:: Data entries ::

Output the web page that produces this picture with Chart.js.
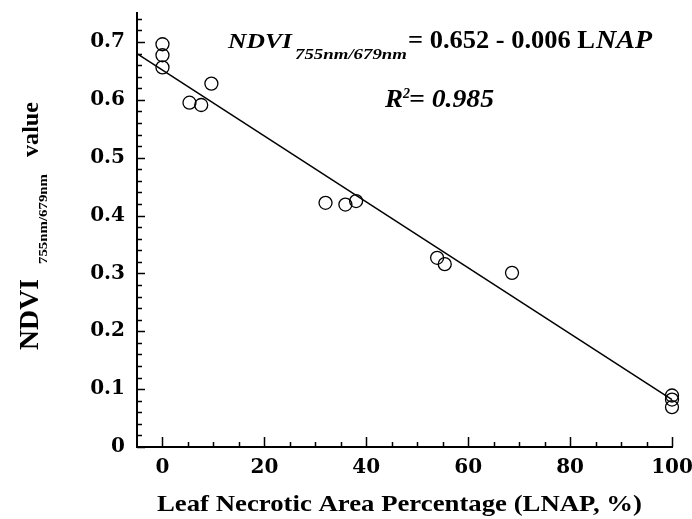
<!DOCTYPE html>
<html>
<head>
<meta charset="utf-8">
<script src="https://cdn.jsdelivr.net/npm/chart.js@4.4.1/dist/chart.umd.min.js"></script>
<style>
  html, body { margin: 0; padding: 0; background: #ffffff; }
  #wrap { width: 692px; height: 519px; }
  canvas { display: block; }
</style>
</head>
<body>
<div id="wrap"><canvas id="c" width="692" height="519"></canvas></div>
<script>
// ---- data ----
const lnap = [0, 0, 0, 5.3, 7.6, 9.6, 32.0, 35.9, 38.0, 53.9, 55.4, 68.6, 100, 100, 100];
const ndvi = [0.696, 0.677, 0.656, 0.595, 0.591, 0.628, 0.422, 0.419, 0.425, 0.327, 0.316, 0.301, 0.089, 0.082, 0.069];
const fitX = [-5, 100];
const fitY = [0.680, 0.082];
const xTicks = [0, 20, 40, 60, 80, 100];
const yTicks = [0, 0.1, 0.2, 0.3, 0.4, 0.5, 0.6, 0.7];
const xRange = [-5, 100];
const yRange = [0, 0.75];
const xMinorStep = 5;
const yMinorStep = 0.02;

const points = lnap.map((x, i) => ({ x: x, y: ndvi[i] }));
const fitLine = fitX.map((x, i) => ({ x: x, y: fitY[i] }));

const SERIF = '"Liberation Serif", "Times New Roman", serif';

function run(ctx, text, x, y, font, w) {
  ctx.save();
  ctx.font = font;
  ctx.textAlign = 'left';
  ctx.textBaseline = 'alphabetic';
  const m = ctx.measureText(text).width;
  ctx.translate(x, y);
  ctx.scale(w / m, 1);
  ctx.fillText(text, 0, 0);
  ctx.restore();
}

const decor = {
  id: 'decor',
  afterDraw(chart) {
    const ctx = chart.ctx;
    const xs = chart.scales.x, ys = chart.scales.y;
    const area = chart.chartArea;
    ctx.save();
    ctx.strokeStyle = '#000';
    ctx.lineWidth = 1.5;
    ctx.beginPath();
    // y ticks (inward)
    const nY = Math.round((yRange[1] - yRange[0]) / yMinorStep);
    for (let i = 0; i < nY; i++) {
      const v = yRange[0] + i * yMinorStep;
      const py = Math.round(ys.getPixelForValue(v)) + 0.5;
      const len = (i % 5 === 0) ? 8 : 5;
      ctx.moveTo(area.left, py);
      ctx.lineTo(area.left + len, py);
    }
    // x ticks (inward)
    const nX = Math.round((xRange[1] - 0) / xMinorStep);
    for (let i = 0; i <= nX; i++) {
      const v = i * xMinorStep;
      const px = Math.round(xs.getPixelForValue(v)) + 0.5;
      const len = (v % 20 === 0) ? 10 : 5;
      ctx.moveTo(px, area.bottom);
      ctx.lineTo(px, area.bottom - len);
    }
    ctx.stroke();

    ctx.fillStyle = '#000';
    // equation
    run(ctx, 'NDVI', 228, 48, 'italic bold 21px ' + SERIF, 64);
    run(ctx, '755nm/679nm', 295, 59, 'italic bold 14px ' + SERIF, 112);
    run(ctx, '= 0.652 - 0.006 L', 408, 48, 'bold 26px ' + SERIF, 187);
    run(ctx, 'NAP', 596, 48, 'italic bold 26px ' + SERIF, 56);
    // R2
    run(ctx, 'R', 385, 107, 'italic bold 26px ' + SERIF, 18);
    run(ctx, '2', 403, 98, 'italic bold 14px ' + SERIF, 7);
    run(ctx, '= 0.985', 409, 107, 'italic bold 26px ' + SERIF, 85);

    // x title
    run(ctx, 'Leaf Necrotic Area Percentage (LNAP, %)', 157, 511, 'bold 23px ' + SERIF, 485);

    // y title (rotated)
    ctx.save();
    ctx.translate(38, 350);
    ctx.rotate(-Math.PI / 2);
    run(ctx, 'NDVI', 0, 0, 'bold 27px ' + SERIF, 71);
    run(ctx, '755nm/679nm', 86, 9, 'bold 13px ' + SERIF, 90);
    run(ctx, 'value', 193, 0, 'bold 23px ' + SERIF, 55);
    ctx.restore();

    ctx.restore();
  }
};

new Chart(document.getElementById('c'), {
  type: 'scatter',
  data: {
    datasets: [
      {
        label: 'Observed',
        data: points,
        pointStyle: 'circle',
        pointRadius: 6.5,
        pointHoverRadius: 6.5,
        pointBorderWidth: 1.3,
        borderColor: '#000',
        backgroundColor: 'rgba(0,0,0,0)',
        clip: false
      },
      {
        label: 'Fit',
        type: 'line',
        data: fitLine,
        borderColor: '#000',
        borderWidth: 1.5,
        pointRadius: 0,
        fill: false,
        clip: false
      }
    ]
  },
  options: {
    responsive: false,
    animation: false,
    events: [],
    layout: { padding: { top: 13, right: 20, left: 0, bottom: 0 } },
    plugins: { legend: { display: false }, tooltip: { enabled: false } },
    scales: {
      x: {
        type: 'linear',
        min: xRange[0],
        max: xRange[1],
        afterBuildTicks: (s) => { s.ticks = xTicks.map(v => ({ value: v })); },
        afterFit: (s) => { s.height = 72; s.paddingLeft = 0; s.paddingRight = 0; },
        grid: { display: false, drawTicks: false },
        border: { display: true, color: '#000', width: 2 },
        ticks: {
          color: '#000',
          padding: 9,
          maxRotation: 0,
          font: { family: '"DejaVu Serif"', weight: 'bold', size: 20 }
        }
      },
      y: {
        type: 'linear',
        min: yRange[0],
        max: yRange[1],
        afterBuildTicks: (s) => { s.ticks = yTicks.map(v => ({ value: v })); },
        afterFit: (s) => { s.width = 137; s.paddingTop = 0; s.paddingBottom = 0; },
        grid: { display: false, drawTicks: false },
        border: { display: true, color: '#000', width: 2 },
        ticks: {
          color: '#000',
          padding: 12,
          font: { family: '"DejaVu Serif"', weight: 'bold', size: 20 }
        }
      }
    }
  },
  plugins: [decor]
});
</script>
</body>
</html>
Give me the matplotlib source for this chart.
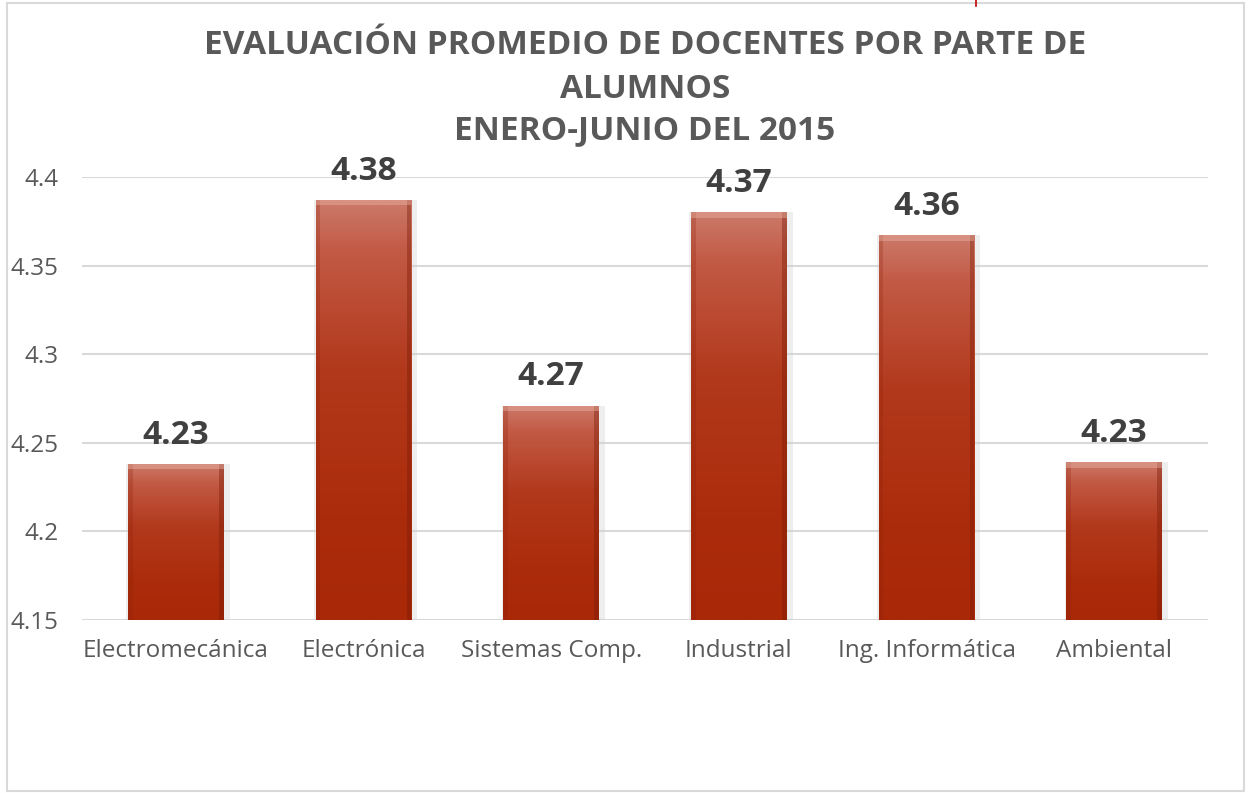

:::

Print the entries above exactly, taking out only the pictures.

Output the web page that produces this picture with Chart.js.
<!DOCTYPE html>
<html>
<head>
<meta charset="utf-8">
<script src="https://cdn.jsdelivr.net/npm/chart.js@4.4.1/dist/chart.umd.min.js"></script>
<style>
  html, body { margin: 0; padding: 0; background: #ffffff; }
  #wrap { width: 692px; height: 519px; }
  canvas { display: block; }
</style>
</head>
<body>
<div id="wrap"><canvas id="c" width="692" height="519"></canvas></div>
<script>
// ---- data ----
const lnap = [0, 0, 0, 5.3, 7.6, 9.6, 32.0, 35.9, 38.0, 53.9, 55.4, 68.6, 100, 100, 100];
const ndvi = [0.696, 0.677, 0.656, 0.595, 0.591, 0.628, 0.422, 0.419, 0.425, 0.327, 0.316, 0.301, 0.089, 0.082, 0.069];
const fitX = [-5, 100];
const fitY = [0.680, 0.082];
const xTicks = [0, 20, 40, 60, 80, 100];
const yTicks = [0, 0.1, 0.2, 0.3, 0.4, 0.5, 0.6, 0.7];
const xRange = [-5, 100];
const yRange = [0, 0.75];
const xMinorStep = 5;
const yMinorStep = 0.02;

const points = lnap.map((x, i) => ({ x: x, y: ndvi[i] }));
const fitLine = fitX.map((x, i) => ({ x: x, y: fitY[i] }));

const SERIF = '"Liberation Serif", "Times New Roman", serif';

function run(ctx, text, x, y, font, w) {
  ctx.save();
  ctx.font = font;
  ctx.textAlign = 'left';
  ctx.textBaseline = 'alphabetic';
  const m = ctx.measureText(text).width;
  ctx.translate(x, y);
  ctx.scale(w / m, 1);
  ctx.fillText(text, 0, 0);
  ctx.restore();
}

const decor = {
  id: 'decor',
  afterDraw(chart) {
    const ctx = chart.ctx;
    const xs = chart.scales.x, ys = chart.scales.y;
    const area = chart.chartArea;
    ctx.save();
    ctx.strokeStyle = '#000';
    ctx.lineWidth = 1.5;
    ctx.beginPath();
    // y ticks (inward)
    const nY = Math.round((yRange[1] - yRange[0]) / yMinorStep);
    for (let i = 0; i < nY; i++) {
      const v = yRange[0] + i * yMinorStep;
      const py = Math.round(ys.getPixelForValue(v)) + 0.5;
      const len = (i % 5 === 0) ? 8 : 5;
      ctx.moveTo(area.left, py);
      ctx.lineTo(area.left + len, py);
    }
    // x ticks (inward)
    const nX = Math.round((xRange[1] - 0) / xMinorStep);
    for (let i = 0; i <= nX; i++) {
      const v = i * xMinorStep;
      const px = Math.round(xs.getPixelForValue(v)) + 0.5;
      const len = (v % 20 === 0) ? 10 : 5;
      ctx.moveTo(px, area.bottom);
      ctx.lineTo(px, area.bottom - len);
    }
    ctx.stroke();

    ctx.fillStyle = '#000';
    // equation
    run(ctx, 'NDVI', 228, 48, 'italic bold 21px ' + SERIF, 64);
    run(ctx, '755nm/679nm', 295, 59, 'italic bold 14px ' + SERIF, 112);
    run(ctx, '= 0.652 - 0.006 L', 408, 48, 'bold 26px ' + SERIF, 187);
    run(ctx, 'NAP', 596, 48, 'italic bold 26px ' + SERIF, 56);
    // R2
    run(ctx, 'R', 385, 107, 'italic bold 26px ' + SERIF, 18);
    run(ctx, '2', 403, 98, 'italic bold 14px ' + SERIF, 7);
    run(ctx, '= 0.985', 409, 107, 'italic bold 26px ' + SERIF, 85);

    // x title
    run(ctx, 'Leaf Necrotic Area Percentage (LNAP, %)', 157, 511, 'bold 23px ' + SERIF, 485);

    // y title (rotated)
    ctx.save();
    ctx.translate(38, 350);
    ctx.rotate(-Math.PI / 2);
    run(ctx, 'NDVI', 0, 0, 'bold 27px ' + SERIF, 71);
    run(ctx, '755nm/679nm', 86, 9, 'bold 13px ' + SERIF, 90);
    run(ctx, 'value', 193, 0, 'bold 23px ' + SERIF, 55);
    ctx.restore();

    ctx.restore();
  }
};

new Chart(document.getElementById('c'), {
  type: 'scatter',
  data: {
    datasets: [
      {
        label: 'Observed',
        data: points,
        pointStyle: 'circle',
        pointRadius: 6.5,
        pointHoverRadius: 6.5,
        pointBorderWidth: 1.3,
        borderColor: '#000',
        backgroundColor: 'rgba(0,0,0,0)',
        clip: false
      },
      {
        label: 'Fit',
        type: 'line',
        data: fitLine,
        borderColor: '#000',
        borderWidth: 1.5,
        pointRadius: 0,
        fill: false,
        clip: false
      }
    ]
  },
  options: {
    responsive: false,
    animation: false,
    events: [],
    layout: { padding: { top: 13, right: 20, left: 0, bottom: 0 } },
    plugins: { legend: { display: false }, tooltip: { enabled: false } },
    scales: {
      x: {
        type: 'linear',
        min: xRange[0],
        max: xRange[1],
        afterBuildTicks: (s) => { s.ticks = xTicks.map(v => ({ value: v })); },
        afterFit: (s) => { s.height = 72; s.paddingLeft = 0; s.paddingRight = 0; },
        grid: { display: false, drawTicks: false },
        border: { display: true, color: '#000', width: 2 },
        ticks: {
          color: '#000',
          padding: 9,
          maxRotation: 0,
          font: { family: '"DejaVu Serif"', weight: 'bold', size: 20 }
        }
      },
      y: {
        type: 'linear',
        min: yRange[0],
        max: yRange[1],
        afterBuildTicks: (s) => { s.ticks = yTicks.map(v => ({ value: v })); },
        afterFit: (s) => { s.width = 137; s.paddingTop = 0; s.paddingBottom = 0; },
        grid: { display: false, drawTicks: false },
        border: { display: true, color: '#000', width: 2 },
        ticks: {
          color: '#000',
          padding: 12,
          font: { family: '"DejaVu Serif"', weight: 'bold', size: 20 }
        }
      }
    }
  },
  plugins: [decor]
});
</script>
</body>
</html>
Give me the matplotlib source for this chart.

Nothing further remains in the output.